Once a refugee herself, Haidah Amirzadeh (BFA’99, JD’04) now lends her expertise as an immigration lawyer to help others.

When Haidah Amirzadeh first stepped onto the tarmac at Saskatoon’s airport, she thought every car and truck in the city had engine problems.

It was November, and clouds of exhaust poured from every tailpipe. She had never seen that in her home country of Iran.

That was Amirzadeh’s first taste of winter when she arrived in Saskatoon as a refugee, back in 1989.

Now a lawyer specializing in immigration and refugee cases, Amirzadeh doesn’t just try to put herself in her clients’ shoes. She has been there.

“It was tough,” she says of her experience.

Amirzadeh was just 13 years old when the Islamic Revolution swept through Iran. She remembers her family, once accustomed to open discussion across a spectrum of views, being blacklisted.

She remembers also the war with Iraq that soon followed the revolution, and the frequent bombing near her home in Shiraz—a city known for its wine, poetry and flowers.

And she recalls the closure of all the universities in the revolution’s early days, and the high unemployment rate.

By 1987, Amirzadeh was a 22-year-old woman fleeing the country with her then-husband. They told no one they were leaving, not even their families. Upon their arrival in Turkey, they claimed refugee status and for the next 18 months lived under constant fear of deportation.

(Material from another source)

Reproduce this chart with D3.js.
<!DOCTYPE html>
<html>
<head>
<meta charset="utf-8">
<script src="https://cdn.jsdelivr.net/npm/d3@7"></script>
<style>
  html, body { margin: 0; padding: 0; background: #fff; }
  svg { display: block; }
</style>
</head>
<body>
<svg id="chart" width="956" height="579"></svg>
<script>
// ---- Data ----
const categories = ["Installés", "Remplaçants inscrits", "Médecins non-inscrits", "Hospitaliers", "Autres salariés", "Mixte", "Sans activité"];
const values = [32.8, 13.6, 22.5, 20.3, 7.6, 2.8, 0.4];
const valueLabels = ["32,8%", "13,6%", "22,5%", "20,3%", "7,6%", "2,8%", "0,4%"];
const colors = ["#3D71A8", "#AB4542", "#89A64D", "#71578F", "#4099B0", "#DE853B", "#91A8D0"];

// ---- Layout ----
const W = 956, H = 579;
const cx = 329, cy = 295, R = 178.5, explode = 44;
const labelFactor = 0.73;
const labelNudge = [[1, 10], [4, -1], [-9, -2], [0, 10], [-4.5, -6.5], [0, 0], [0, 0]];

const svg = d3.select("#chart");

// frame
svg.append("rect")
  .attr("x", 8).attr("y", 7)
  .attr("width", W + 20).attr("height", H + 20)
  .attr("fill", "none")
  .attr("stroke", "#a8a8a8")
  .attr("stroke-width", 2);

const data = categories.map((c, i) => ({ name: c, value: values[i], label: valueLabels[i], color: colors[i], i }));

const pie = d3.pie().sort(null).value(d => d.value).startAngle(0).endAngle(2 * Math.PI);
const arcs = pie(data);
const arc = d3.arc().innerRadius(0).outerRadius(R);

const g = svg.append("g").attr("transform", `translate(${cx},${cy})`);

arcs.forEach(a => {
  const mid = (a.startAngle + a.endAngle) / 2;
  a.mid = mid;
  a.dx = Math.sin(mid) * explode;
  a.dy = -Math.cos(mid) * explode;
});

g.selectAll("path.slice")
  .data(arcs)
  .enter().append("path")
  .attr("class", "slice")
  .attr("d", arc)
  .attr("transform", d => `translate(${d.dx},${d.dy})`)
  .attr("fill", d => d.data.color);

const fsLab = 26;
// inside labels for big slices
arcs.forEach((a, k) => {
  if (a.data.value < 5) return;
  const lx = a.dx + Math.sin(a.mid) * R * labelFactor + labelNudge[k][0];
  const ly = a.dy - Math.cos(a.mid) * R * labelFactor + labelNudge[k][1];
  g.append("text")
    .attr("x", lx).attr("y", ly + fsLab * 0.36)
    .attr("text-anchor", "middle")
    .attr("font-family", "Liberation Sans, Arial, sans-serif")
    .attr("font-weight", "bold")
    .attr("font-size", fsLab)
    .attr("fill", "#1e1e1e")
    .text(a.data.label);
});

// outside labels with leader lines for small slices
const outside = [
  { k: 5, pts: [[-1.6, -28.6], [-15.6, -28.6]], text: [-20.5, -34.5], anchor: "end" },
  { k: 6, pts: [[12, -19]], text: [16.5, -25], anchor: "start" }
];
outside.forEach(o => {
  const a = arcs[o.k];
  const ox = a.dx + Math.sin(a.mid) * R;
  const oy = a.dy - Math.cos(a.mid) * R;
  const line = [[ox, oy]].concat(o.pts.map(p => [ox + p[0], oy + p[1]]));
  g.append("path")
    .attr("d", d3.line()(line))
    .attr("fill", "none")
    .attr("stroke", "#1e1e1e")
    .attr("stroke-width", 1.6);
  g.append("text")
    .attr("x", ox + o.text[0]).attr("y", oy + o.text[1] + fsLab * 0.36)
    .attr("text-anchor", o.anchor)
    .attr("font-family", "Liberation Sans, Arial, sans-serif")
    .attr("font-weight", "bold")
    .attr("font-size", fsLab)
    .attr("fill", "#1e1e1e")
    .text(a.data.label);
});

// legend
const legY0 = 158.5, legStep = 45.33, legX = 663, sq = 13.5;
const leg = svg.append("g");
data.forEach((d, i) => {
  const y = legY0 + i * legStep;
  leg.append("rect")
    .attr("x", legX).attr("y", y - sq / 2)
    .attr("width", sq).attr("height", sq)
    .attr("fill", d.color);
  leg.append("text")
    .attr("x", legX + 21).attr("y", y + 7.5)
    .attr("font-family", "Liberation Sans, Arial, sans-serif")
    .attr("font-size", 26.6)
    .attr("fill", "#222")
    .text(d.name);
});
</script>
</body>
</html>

The couple spent their first month in a city near the border, where they were fingerprinted and required to report to police daily. After clearing security, they were taken to a small town near Ankara, where they reported to police monthly. They were not allowed to leave the town without permission. Amirzadeh estimates there were a total of 50 to 60 refugees in that community, waiting to be selected to go to different countries.

She and her husband both worked, he at a seafood company, she in what she calls a “sweat shop” doing basic sewing. They had no work permits, although Amirzadeh notes that under international law they officially should have been allowed to work.

“It was pretty lonely, too,” she says.

This was the era before cell phones, and the couple would go to the post office to wait hours for phone calls from family.

Initially, Amirzadeh and her husband were interviewed by the United Nations Refugee Agency, which accepted their claim as refugees. It then circulated their application to countries that are signatories to the 1951 Convention Relating to the Status of Refugees. They were called for an interview at the Canadian embassy, passed and were accepted for resettlement in Canada.

“So we really didn’t choose Canada, Canada chose us,” she says.